According to BTCC market data, BTC dropped to a low of $74,500 yesterday, with the overall market experiencing a significant downturn. However, a rumor about "U.S. tariffs being delayed by 90 days" quickly spread through the market in the evening, triggering a comprehensive rebound in crypto assets. Bitcoin briefly surged past $81,000 before retreating, and is currently oscillating around $80,000, with a 24-hour increase of 0.7%.
Caution Advised for "Buying the Dip"
Last night's market volatility was primarily caused by a simple rumor - "tariff increase to be delayed by 90 days" - which instantly triggered market anxiety about "missing the bottom".
According to The Kobeissi Letter's analysis, this behavior is a continuation of the "buying the dip" pattern from years ago. Investors are still betting on a rebound driven by the Federal Reserve's intervention, policy relaxation, or unexpected positive news. However, in the current high-inflation, high-interest-rate, and highly uncertain market environment, the applicability of this strategy is worth reconsidering.
If no U.S.-China trade agreement is reached on April 9, market panic may resurface, and the rebound could be short-lived.
Bitcoin currently faces two major pressure points: first, the $81,211 level, which was previously an important support but now serves as strong resistance; second, the 0.618 retracement level of the hourly decline at $80,261, which was touched in the morning but has not shown a significant pullback.

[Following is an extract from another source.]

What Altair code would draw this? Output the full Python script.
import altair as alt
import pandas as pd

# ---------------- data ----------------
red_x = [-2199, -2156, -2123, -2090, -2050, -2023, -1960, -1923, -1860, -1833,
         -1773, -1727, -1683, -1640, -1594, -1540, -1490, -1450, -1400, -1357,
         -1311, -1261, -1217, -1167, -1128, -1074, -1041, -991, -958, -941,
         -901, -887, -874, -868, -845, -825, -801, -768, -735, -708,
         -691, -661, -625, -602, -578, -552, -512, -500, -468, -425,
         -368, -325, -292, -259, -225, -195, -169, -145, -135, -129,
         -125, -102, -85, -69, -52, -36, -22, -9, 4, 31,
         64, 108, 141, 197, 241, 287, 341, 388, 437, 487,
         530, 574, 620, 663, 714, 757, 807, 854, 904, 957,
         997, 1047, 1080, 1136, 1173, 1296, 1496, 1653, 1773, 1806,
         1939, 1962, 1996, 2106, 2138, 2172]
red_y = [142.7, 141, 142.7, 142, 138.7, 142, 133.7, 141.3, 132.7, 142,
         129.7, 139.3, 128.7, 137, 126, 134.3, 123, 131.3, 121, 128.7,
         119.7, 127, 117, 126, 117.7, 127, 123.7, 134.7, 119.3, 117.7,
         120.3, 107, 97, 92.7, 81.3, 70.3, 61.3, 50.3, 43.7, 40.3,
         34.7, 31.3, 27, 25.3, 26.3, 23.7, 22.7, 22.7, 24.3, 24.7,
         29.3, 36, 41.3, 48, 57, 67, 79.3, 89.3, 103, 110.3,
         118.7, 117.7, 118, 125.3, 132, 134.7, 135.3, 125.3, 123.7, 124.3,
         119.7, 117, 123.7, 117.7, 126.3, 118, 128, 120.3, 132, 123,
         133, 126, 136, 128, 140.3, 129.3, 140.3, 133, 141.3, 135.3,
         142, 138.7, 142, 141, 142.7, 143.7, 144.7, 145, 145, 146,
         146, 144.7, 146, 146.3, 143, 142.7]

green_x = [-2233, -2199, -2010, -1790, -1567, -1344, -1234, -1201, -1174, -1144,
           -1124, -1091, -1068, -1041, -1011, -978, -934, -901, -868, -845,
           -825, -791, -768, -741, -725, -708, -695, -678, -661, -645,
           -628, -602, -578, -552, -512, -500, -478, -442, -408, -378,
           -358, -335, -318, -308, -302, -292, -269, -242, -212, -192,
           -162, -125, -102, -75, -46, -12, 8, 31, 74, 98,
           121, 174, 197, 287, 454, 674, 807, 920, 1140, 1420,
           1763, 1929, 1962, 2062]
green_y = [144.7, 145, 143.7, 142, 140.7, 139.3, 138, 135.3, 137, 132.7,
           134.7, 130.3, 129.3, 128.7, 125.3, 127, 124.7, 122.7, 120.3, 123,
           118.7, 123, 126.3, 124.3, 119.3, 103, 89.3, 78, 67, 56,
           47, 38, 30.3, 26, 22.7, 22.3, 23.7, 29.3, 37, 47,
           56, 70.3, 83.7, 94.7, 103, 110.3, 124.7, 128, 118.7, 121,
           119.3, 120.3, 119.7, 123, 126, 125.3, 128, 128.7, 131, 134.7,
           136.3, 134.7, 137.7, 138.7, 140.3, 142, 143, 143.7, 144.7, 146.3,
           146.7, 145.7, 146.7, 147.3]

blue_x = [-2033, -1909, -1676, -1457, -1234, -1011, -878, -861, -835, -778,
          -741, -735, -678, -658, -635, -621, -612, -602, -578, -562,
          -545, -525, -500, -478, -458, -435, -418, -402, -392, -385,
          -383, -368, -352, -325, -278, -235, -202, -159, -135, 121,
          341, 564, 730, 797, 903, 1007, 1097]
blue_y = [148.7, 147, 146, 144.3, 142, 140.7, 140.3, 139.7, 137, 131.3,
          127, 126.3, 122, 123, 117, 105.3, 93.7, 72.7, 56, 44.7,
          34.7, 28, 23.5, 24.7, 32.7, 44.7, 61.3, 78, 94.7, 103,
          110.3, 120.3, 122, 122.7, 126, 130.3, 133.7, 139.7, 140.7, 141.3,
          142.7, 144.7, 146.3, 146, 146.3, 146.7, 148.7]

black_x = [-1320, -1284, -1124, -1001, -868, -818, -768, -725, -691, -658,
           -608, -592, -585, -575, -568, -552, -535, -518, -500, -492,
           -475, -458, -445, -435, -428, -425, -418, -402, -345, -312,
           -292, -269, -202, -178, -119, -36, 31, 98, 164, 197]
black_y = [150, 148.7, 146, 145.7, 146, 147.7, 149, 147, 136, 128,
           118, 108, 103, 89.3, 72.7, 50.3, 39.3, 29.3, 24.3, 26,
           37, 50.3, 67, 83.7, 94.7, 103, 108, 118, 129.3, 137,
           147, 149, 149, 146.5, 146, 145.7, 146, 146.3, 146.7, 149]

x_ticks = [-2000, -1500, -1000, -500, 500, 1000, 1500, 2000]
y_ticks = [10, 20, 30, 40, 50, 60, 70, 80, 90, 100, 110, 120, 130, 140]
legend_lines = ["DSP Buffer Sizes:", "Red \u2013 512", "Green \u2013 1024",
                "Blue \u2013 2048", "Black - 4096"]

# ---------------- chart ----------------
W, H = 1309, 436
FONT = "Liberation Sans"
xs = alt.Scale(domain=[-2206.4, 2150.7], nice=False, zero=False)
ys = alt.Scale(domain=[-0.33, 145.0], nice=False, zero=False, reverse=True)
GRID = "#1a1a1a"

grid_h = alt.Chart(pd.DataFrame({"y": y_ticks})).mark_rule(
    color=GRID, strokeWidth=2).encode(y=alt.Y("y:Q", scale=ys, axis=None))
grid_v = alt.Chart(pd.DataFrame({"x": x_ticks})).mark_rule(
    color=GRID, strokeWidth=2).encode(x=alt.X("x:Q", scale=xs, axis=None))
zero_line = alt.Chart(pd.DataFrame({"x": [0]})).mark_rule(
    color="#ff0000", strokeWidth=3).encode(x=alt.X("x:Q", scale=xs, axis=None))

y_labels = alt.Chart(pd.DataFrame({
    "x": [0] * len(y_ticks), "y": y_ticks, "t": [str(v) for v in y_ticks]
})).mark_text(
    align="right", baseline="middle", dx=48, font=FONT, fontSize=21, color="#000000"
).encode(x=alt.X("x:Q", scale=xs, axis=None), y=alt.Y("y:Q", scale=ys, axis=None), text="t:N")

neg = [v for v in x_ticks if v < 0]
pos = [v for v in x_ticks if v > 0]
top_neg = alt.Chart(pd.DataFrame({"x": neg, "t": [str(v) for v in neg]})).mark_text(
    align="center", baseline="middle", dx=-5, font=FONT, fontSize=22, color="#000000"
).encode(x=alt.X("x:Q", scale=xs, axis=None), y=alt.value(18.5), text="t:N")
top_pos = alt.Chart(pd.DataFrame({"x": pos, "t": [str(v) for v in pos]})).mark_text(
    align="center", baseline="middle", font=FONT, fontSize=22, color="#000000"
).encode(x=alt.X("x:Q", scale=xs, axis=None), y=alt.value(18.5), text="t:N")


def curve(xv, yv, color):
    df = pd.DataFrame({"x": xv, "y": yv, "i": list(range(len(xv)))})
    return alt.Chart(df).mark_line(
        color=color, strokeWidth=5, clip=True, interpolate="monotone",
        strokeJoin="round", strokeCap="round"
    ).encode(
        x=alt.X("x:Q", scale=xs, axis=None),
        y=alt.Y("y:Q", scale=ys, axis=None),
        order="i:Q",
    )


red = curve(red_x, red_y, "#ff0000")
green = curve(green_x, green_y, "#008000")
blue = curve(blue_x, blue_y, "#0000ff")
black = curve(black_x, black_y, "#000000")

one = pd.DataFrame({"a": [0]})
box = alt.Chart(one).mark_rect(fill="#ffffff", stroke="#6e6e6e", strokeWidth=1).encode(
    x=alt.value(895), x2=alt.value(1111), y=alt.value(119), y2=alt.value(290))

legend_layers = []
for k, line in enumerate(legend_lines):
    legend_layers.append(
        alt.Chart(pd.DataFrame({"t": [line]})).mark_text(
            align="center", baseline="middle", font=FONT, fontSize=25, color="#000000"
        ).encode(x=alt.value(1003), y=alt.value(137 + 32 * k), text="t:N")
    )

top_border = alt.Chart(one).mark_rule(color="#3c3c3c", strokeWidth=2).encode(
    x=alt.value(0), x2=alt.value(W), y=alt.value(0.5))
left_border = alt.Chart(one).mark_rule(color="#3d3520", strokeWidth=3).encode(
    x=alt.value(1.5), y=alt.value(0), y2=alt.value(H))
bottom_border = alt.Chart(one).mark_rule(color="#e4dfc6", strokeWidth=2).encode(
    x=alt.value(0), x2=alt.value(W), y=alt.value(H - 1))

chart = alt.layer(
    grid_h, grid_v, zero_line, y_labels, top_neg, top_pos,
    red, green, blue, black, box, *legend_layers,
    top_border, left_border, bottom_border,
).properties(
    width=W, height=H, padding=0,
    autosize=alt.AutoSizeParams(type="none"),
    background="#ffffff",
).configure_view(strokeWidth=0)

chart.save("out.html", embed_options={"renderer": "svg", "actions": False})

Ethereum performed particularly weak in yesterday's market, dropping to $1,411 at one point, ranking among the top losers among major cryptocurrencies. Although it has slightly rebounded today, its gains significantly lag behind Bitcoin, and the $1,600 resistance remains difficult to break. Data shows that ETH's market cap proportion has fallen to its lowest level in a year, raising doubts about Ethereum's core position in Web3, L2, and smart contract competition.

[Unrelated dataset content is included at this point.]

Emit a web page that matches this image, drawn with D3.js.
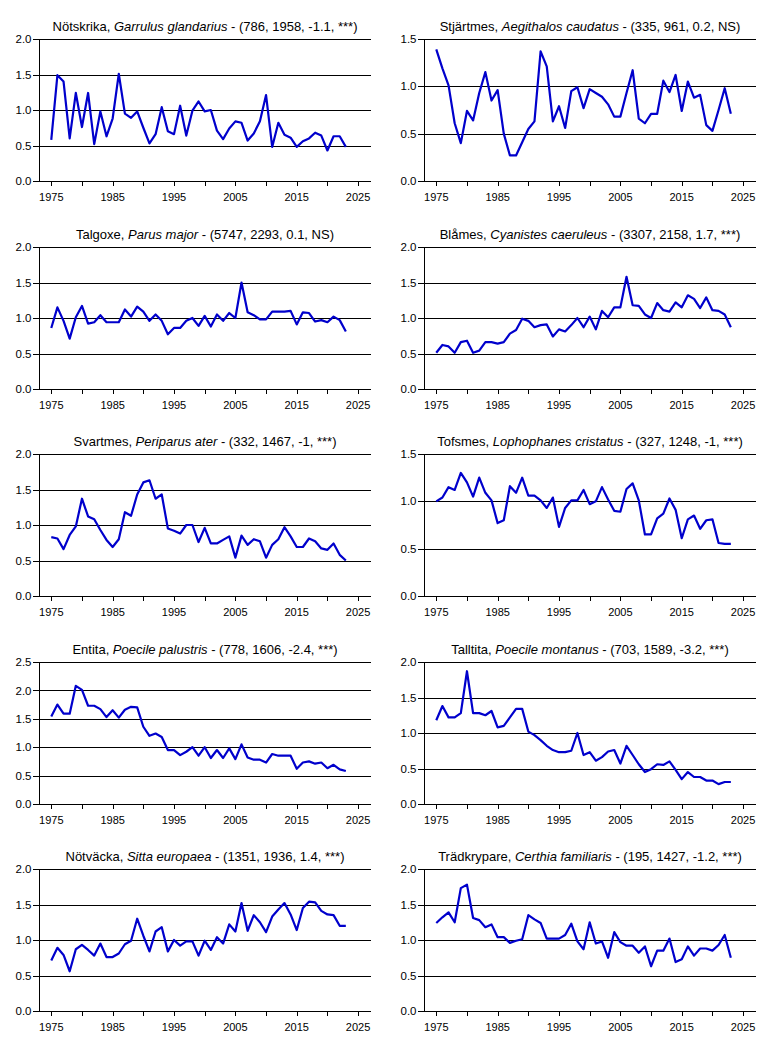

Dual Concerns of Macro Risks and Satoshi Nakamoto's "Black Swan"
The Trump administration's new tariff policy has triggered retaliatory measures from multiple economic entities, putting global risk assets under pressure. The current financial market is experiencing severe shocks, with U.S. stock volatility and high bond yields, and the crypto market is in the extended zone of this storm.
Despite market expectations of Federal Reserve intervention, inflation pressure remains high. Without a serious systemic crisis, the Fed is unlikely to intervene significantly in the short term. Therefore, the market may continue to seek direction amid high volatility.
Investors should focus on key data and events this week, including Wednesday's Federal Reserve meeting minutes, Thursday's CPI data, and Friday's PPI data, which could serve as "indicators" for judging the market's next phase.
Additionally, it's worth noting that the market is once again speculating about Satoshi Nakamoto's coin holdings risk. According to foreign media, crypto lawyer James Murphy filed a lawsuit against the U.S. Department of Homeland Security (DHS) on April 7 under the Freedom of Information Act, claiming the agency possesses information about Satoshi Nakamoto's true identity. This revelation quickly sparked market speculation.
It is estimated that Satoshi Nakamoto holds approximately 1 million BTC, representing 5% of the total Bitcoin supply. These coins have remained untouched since their creation and are considered to be in a "dormant state". However, if Satoshi Nakamoto's identity is exposed or wallet addresses show any activity, it could trigger market fears of massive sell-offs, potentially causing extreme volatility or even systemic risks. Although the probability of this event is extremely low, it cannot be ignored as a potential black swan factor.
Behind the Rebound: Investor Sentiment Driving the Market
This round of rebound is not only due to the "buying the dip" mentality of a bull market but also reflects the crypto market's high dependence on news. An unverified rumor about "tariff delay" instantly drove Bitcoin's price up by thousands of dollars. This reaction is not based on fundamentals or macro support but is a typical "sentiment-driven market".
For retail investors, "buying the dip" remains the mainstream mindset, but this strategy should be more rational and cautious. In an environment of extreme uncertainty, controlling position size, setting stop-losses, and avoiding high leverage are key to protecting capital and seeking stable gains. In short, not all rebounds are worth chasing, especially on the eve of a storm.